Muitas empresas, por exemplo, lançam garrafa PET colorida para se destacar, mas é um produto que tem um valor muito baixo na reciclagem. Vale menos da metade do que vale a embalagem transparente. 

Outra questão é a mistura de materiais no mesmo produto, o que dificulta a reciclagem porque é preciso uma fábrica só para separar os materiais. Essa falta de visão holística é o que prejudica mais. Precisamos de conversas setoriais integradas. 

De todos os projetos que a Boomera já desenvolveu, qual você mais gosta?
Gosto muito do projeto que transformou embalagem de suco em pó em instrumentos musicais [os 15 mil instrumentos foram doados a 100 escolas públicas, em 2014]. Conseguimos conectar arte, música e o desafio técnico para fazer os instrumentos e ainda deixamos um legado, que foi todo o conteúdo de aulas para crianças de 6 a 12 anos escrito pelo maestro João Carlos Martins.

A Boomera já tem uma fábrica no Paraná e vai inaugurar outra em São Paulo. Pode contar um pouco a respeito dessas unidades?
No Paraná, produzimos lonas recicladas e resinas. E o projeto em São Paulo é uma parceria com a Dow Química, que é uma grande fabricante de plástico que está preocupada com a Economia Circular e vai ter no portfólio uma linha de resinas feitas com material reciclado produzida nessa fábrica. 

Essa resina será feita a partir de resíduos pós-consumo complexos, que misturam muitos materiais. Estamos na fase de montagem e começamos a operar em janeiro. Teremos capacidade de produzir 15 mil toneladas, com capacidade de expansão.

Uma fábrica, mesmo que de reciclagem, não tem um impacto ambiental negativo?
Se analisarmos a cadeia, a reciclagem tem um impacto muito menor que a produção de uma resina virgem.

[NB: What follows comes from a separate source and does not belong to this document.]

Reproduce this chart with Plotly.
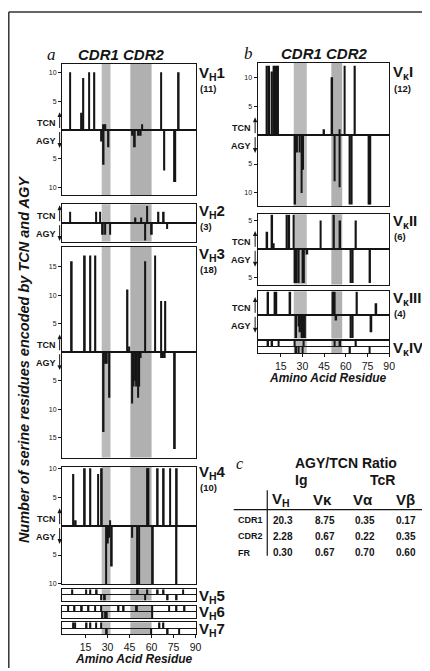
import plotly.graph_objects as go

W, H = 430, 671          # target window
OX, OY = 8, 8            # default page margin of the html body
FW, FH = W - OX, H - OY  # figure size
FONT = "Liberation Sans, Arial, sans-serif"
SERIF = "Liberation Serif, DejaVu Serif, serif"
INK = "#151515"

# ---------------- data (residue position, number of sequences) ----------------
residue_ticks = [15, 30, 45, 60, 75, 90]

# panel a : VH families
vh1_tcn_pos = [4.5, 12.5, 13.5, 17.5, 21, 27.5, 28.5, 53.5, 66.5, 78.5]
vh1_tcn_n   = [10, 3, 9, 10, 10, 1, 1, 1, 10, 10]
vh1_agy_pos = [26, 27.3, 30.6, 46.8, 48.6, 50.8, 52.6, 68.7, 75.4, 76.2]
vh1_agy_n   = [2, 6, 3, 1, 3, 1, 1, 7, 9, 9]

vh2_tcn_pos = [4.4, 22.1, 25, 49, 53, 57, 64.7, 68.3]
vh2_tcn_n   = [2, 2, 2, 1, 1, 3, 2, 2]
vh2_agy_pos = [26.8, 28.4, 31.8, 55.7, 60.2, 70.5]
vh2_agy_n   = [2, 2, 2, 3, 2, 1]

vh3_tcn_pos = [5.6, 14.5, 18.3, 21.7, 43.6, 44.8, 55.7, 62.4, 66.5, 69.4]
vh3_tcn_n   = [16, 17, 17, 17, 11, 1, 16, 17, 9, 9]
vh3_agy_pos = [27.3, 28.4, 29.5, 31.3, 46.8, 47.8, 48.8, 49.8, 50.8, 51.6, 52.6,
               66.5, 67.7, 69.0, 75.9]
vh3_agy_n   = [14, 2, 2, 8, 9, 6, 5, 6, 8, 6, 1, 1, 1, 1, 17]

vh4_tcn_pos = [6.7, 8.3, 14.5, 18.3, 23.5, 26.1, 31.8, 56.9, 57.9, 64.2, 68.3, 72.7, 77.2]
vh4_tcn_n   = [9, 1, 10, 10, 9, 10, 1, 10, 10, 10, 10, 10, 10]
vh4_agy_pos = [29.1, 30.2, 31.0, 32.9, 46.8, 50.4, 51.5, 60.9, 77]
vh4_agy_n   = [10, 3, 2, 7, 2, 10, 10, 10, 10]

vh5_tcn_pos = [6, 15.5, 18.3, 22.6, 50.6, 57, 64.2, 68.2, 81.6]
vh5_agy_pos = [25.7, 28.2, 55.5, 71, 77.1]
vh6_tcn_pos = [3, 7.5, 12.5, 17, 21.5, 25.5, 37.5, 41, 50, 60.5, 72, 77, 82.5]
vh6_agy_pos = [26.5, 28.5, 29.5, 60.5]
vh7_tcn_pos = [6.5, 7.8, 15.7, 18.3, 22.1, 25.7, 65.4, 68.1]
vh7_agy_pos = [29.5, 59.7, 71, 78.8]

# panel b : V kappa families
vk1_tcn_pos = [5.5, 7, 9, 10.5, 12, 13.2, 45, 50.6, 55.7, 59.3, 66.3]
vk1_tcn_n   = [12, 12, 11, 12, 12, 12, 1, 10, 1, 12, 12]
vk1_agy_pos = [25, 26.3, 28, 29.5, 30.5, 52.3, 55.7, 62.9, 64, 76.2, 77]
vk1_agy_n   = [12, 3, 3, 10, 6, 8, 9, 12, 12, 12, 12]

vk2_tcn_pos = [5.7, 9.1, 10.2, 19.3, 20.9, 23.9, 42.7, 51.8, 56.1, 67]
vk2_tcn_n   = [3, 6, 1, 6, 6, 6, 5, 6, 5, 5]
vk2_agy_pos = [25, 26.1, 27.3, 30.2, 31.1, 33.4, 63.6, 64.8, 76.8]
vk2_agy_n   = [6, 6, 6, 6, 6, 1, 6, 6, 6]

vk3_tcn_pos = [6.3, 10.9, 12, 21.6, 51.3, 52.2, 67.7, 81.1]
vk3_tcn_n   = [4, 4, 4, 4, 4, 4, 4, 2]
vk3_agy_pos = [25.7, 27.3, 28.4, 29.5, 30.5, 31.8, 53.4, 63.6, 64.8, 77.7]
vk3_agy_n   = [4, 2, 3, 4, 4, 4, 1, 4, 4, 3]

vk4_tcn_pos = [6.3, 9.1, 13.6, 24.5, 30.7, 52.3, 56.1, 67]
vk4_agy_pos = [25.7, 27.3, 30.2, 62.9, 76.5]

cdr_a = [(26, 32), (45.5, 60)]
cdr_b = [(24, 33), (50, 57.5)]

# table c
table_rows = ["CDR1", "CDR2", "FR"]
ratio_vh = ["20.3", "2.28", "0.30"]
ratio_vk = ["8.75", "0.67", "0.67"]
ratio_va = ["0.35", "0.22", "0.70"]
ratio_vb = ["0.17", "0.35", "0.60"]

# ---------------- layout helpers (window pixels -> paper) ----------------
def px(x):
    return (x - OX) / FW

def py(y):
    return 1 - (y - OY) / FH

A_X = (62.9, 198.3)
B_X = (261.2, 394.7)

panels = [
    ("VH1", A_X, (62, 194.7), [-11.3, 11.5], (vh1_tcn_pos, vh1_tcn_n), (vh1_agy_pos, vh1_agy_n), [10, 5, -5, -10], cdr_a, False),
    ("VH2", A_X, (203.7, 241.3), [-3.2, 3.3], (vh2_tcn_pos, vh2_tcn_n), (vh2_agy_pos, vh2_agy_n), [], cdr_a, False),
    ("VH3", A_X, (246.7, 459), [-18.5, 18.5], (vh3_tcn_pos, vh3_tcn_n), (vh3_agy_pos, vh3_agy_n), [15, 10, 5, -5, -10, -15], cdr_a, False),
    ("VH4", A_X, (468, 586.3), [-10, 10.3], (vh4_tcn_pos, vh4_tcn_n), (vh4_agy_pos, vh4_agy_n), [10, 5, -5, -10], cdr_a, False),
    ("VH5", A_X, (591.7, 603), [-1, 1], (vh5_tcn_pos, [1] * len(vh5_tcn_pos)), (vh5_agy_pos, [1] * len(vh5_agy_pos)), [], cdr_a, False),
    ("VH6", A_X, (608.5, 620.5), [-1, 1], (vh6_tcn_pos, [1] * len(vh6_tcn_pos)), (vh6_agy_pos, [1] * len(vh6_agy_pos)), [], cdr_a, False),
    ("VH7", A_X, (625, 637), [-1, 1], (vh7_tcn_pos, [1] * len(vh7_tcn_pos)), (vh7_agy_pos, [1] * len(vh7_agy_pos)), [], cdr_a, True),
    ("VK1", B_X, (61.3, 205.7), [-12.3, 12.5], (vk1_tcn_pos, vk1_tcn_n), (vk1_agy_pos, vk1_agy_n), [10, 5, -5, -10], cdr_b, False),
    ("VK2", B_X, (213.7, 284.7), [-6.3, 6.1], (vk2_tcn_pos, vk2_tcn_n), (vk2_agy_pos, vk2_agy_n), [5, -5], cdr_b, False),
    ("VK3", B_X, (291.3, 339), [-4.1, 4.1], (vk3_tcn_pos, vk3_tcn_n), (vk3_agy_pos, vk3_agy_n), [], cdr_b, False),
    ("VK4", B_X, (341.5, 353.5), [-1, 1], (vk4_tcn_pos, [1] * len(vk4_tcn_pos)), (vk4_agy_pos, [1] * len(vk4_agy_pos)), [], cdr_b, True),
]
STRIPS = ("VH5", "VH6", "VH7", "VK4")

fig = go.Figure()
layout = dict(
    width=FW, height=FH, autosize=False,
    margin=dict(l=0, r=0, t=0, b=0),
    paper_bgcolor="white", plot_bgcolor="white",
    barmode="overlay", showlegend=False,
    font=dict(family=FONT, color=INK),
)
shapes = []
annotations = []


def note(text, x, y, size, xanchor="center", yanchor="middle", family=FONT, angle=0):
    annotations.append(dict(text=text, x=px(x), y=py(y), xref="paper", yref="paper",
                            xanchor=xanchor, yanchor=yanchor, showarrow=False, textangle=angle,
                            font=dict(size=size, family=family, color=INK)))


def arrow(x, y_tail, y_tip):
    d = 1 if y_tip > y_tail else -1
    base = y_tip - d * 5
    shapes.append(dict(type="line", xref="paper", yref="paper", x0=px(x), x1=px(x),
                       y0=py(y_tail), y1=py(base), line=dict(color=INK, width=1)))
    shapes.append(dict(type="path", xref="paper", yref="paper",
                       path="M {:.5f},{:.5f} L {:.5f},{:.5f} L {:.5f},{:.5f} Z".format(
                           px(x - 2.2), py(base), px(x + 2.2), py(base), px(x), py(y_tip)),
                       fillcolor=INK, line=dict(width=0)))


for i, (name, xdom, (top, bot), yr, tcn, agy, tv, cdr, bottom) in enumerate(panels, start=1):
    s = "" if i == 1 else str(i)
    xa, ya = "x" + s, "y" + s
    for pos, n, sign in ((tcn[0], tcn[1], 1), (agy[0], agy[1], -1)):
        fig.add_trace(go.Bar(
            x=pos, y=[sign * v for v in n], width=1.15,
            marker=dict(color=INK, line=dict(width=0)),
            xaxis=xa, yaxis=ya, hoverinfo="skip", showlegend=False,
        ))
    xax = dict(domain=[px(xdom[0]), px(xdom[1])], range=[-1, 90], anchor=ya,
               showline=True, mirror=True, linecolor=INK, linewidth=1.2,
               showgrid=False, zeroline=False, fixedrange=True)
    if bottom:
        xax.update(tickvals=residue_ticks, ticks="outside", ticklen=3, tickwidth=1,
                   tickcolor=INK, showticklabels=True,
                   tickfont=dict(size=10.5, family=FONT, color=INK))
    else:
        xax.update(ticks="", showticklabels=False)
    yax = dict(domain=[py(bot), py(top)], range=yr, anchor=xa,
               showline=True, mirror=True, linecolor=INK, linewidth=1.2,
               showgrid=False, zeroline=True, zerolinecolor=INK,
               zerolinewidth=1.3 if name in STRIPS else 2,
               fixedrange=True)
    if tv:
        yax.update(tickvals=tv, ticktext=[str(abs(v)) for v in tv], ticks="outside",
                   ticklen=3, tickwidth=1, tickcolor=INK, showticklabels=True,
                   tickfont=dict(size=7, family=FONT, color=INK))
    else:
        yax.update(ticks="", showticklabels=False)
    layout["xaxis" + s] = xax
    layout["yaxis" + s] = yax
    for (c0, c1), col in zip(cdr, ("#bababa", "#b0b0b0")):
        shapes.append(dict(type="rect", xref=xa, yref=ya + " domain", x0=c0, x1=c1,
                           y0=0, y1=1, fillcolor=col, line=dict(width=0), layer="below"))
    if name not in STRIPS:
        lo, hi = yr
        zero = top + (hi / (hi - lo)) * (bot - top)
        tx = xdom[0] - 4.5
        note("<b>TCN</b>", tx, zero - 7, 9, xanchor="right")
        note("<b>AGY</b>", tx, zero + 11, 9, xanchor="right")
        arrow(xdom[0] - 2.5, zero - 2, zero - 18)
        arrow(xdom[0] - 2.5, zero + 2, zero + 18)

# panel headers
note("<i>a</i>", 52, 53, 17, family=SERIF)
note("<b><i>CDR1 CDR2</i></b>", 123, 53, 15)
note("<i>b</i>", 252, 52, 17, family=SERIF)
note("<b><i>CDR1 CDR2</i></b>", 329, 52, 15)

# family labels
fam_labels = [
    ("<b>V<sub>H</sub>1</b>", 200, 72, "<b>(11)</b>", 87),
    ("<b>V<sub>H</sub>2</b>", 200, 211, "<b>(3)</b>", 226),
    ("<b>V<sub>H</sub>3</b>", 200, 254, "<b>(18)</b>", 269),
    ("<b>V<sub>H</sub>4</b>", 200, 474, "<b>(10)</b>", 489),
    ("<b>V<sub>H</sub>5</b>", 200, 599, None, None),
    ("<b>V<sub>H</sub>6</b>", 200, 615, None, None),
    ("<b>V<sub>H</sub>7</b>", 200, 632, None, None),
    ("<b>V<sub>κ</sub>I</b>", 397, 71, "<b>(12)</b>", 87),
    ("<b>V<sub>κ</sub>II</b>", 397, 221, "<b>(6)</b>", 236),
    ("<b>V<sub>κ</sub>III</b>", 397, 299, "<b>(4)</b>", 314),
    ("<b>V<sub>κ</sub>IV</b>", 397, 349, None, None),
]
for lab, x, y, cnt, cy in fam_labels:
    note(lab, x, y, 15, xanchor="left")
    if cnt:
        note(cnt, x + 1, cy, 9.5, xanchor="left")

# axis titles
note("<b><i>Amino Acid Residue</i></b>", 136, 662, 12)
note("<b><i>Amino Acid Residue</i></b>", 333, 378.5, 12)
note("<b><i>Number of serine residues encoded by TCN and AGY</i></b>", 25, 360, 14.5, angle=-90)

# table c
note("<i>c</i>", 243, 465, 16, family=SERIF)
note("<b>AGY/TCN Ratio</b>", 351, 464, 14)
note("<b>Ig</b>", 305, 482, 14)
note("<b>TcR</b>", 388, 482, 14)
col_x = [285, 327, 368, 411]
for hdr, x in zip(["V<sub>H</sub>", "Vκ", "Vα", "Vβ"], col_x):
    note("<b>" + hdr + "</b>", x, 501, 15)
row_y = [522, 538, 555]
for r, y in zip(table_rows, row_y):
    note("<b>" + r + "</b>", 239, y, 9, xanchor="left")
for vals, x, anchor in ((ratio_vh, 275, "left"), (ratio_vk, 330, "center"),
                        (ratio_va, 370, "center"), (ratio_vb, 412, "center")):
    for v, y in zip(vals, row_y):
        note("<b>" + v + "</b>", x, y, 10, xanchor=anchor)

line = dict(color=INK, width=1.2)
shapes += [
    dict(type="line", xref="paper", yref="paper", x0=px(237), x1=px(430), y0=py(511.5), y1=py(511.5), line=line),
    dict(type="line", xref="paper", yref="paper", x0=px(271), x1=px(271), y0=py(492), y1=py(558), line=line),
    # outer frame
    dict(type="line", xref="paper", yref="paper", x0=px(8.8), x1=px(430), y0=py(10), y1=py(10),
         line=dict(color="#333", width=1.5)),
    dict(type="line", xref="paper", yref="paper", x0=px(8.8), x1=px(8.8), y0=py(10), y1=py(671),
         line=dict(color="#333", width=1.5)),
]

layout["shapes"] = shapes
layout["annotations"] = annotations
fig.update_layout(**layout)
fig.write_html("out.html")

Até porque a matéria já está aqui, é preciso apenas lavar e polimerizar para ter característica de virgem de novo. 

É uma cadeia mais curta e menos agressiva do que extrair o petróleo, transformar em nafta e polimerizar. A reciclagem também consome menos recursos. A nossa lavagem é feita com ciclo fechado, a água é tratada no local e a transformação mecânica tem baixo uso de energia. 

 Na matéria publicada pelo Draft em 2014 sobre a WiseWaste, você disse que um dia contaria para a sua filha, então com 2 anos, que estava tentando resolver um problema sério no Brasil e no mundo. Hoje ela tem 7 anos. Você fala com ela sobre esse assunto?
Falo bastante. Ela pergunta quem eu sou e digo que sou lixeiro. Um dia ela voltou da escola dizendo que as amigas tiraram sarro porque o pai dela é lixeiro. Perguntei se ela tinha vergonha do que eu faço e ela disse que não, porque estou limpando o planeta.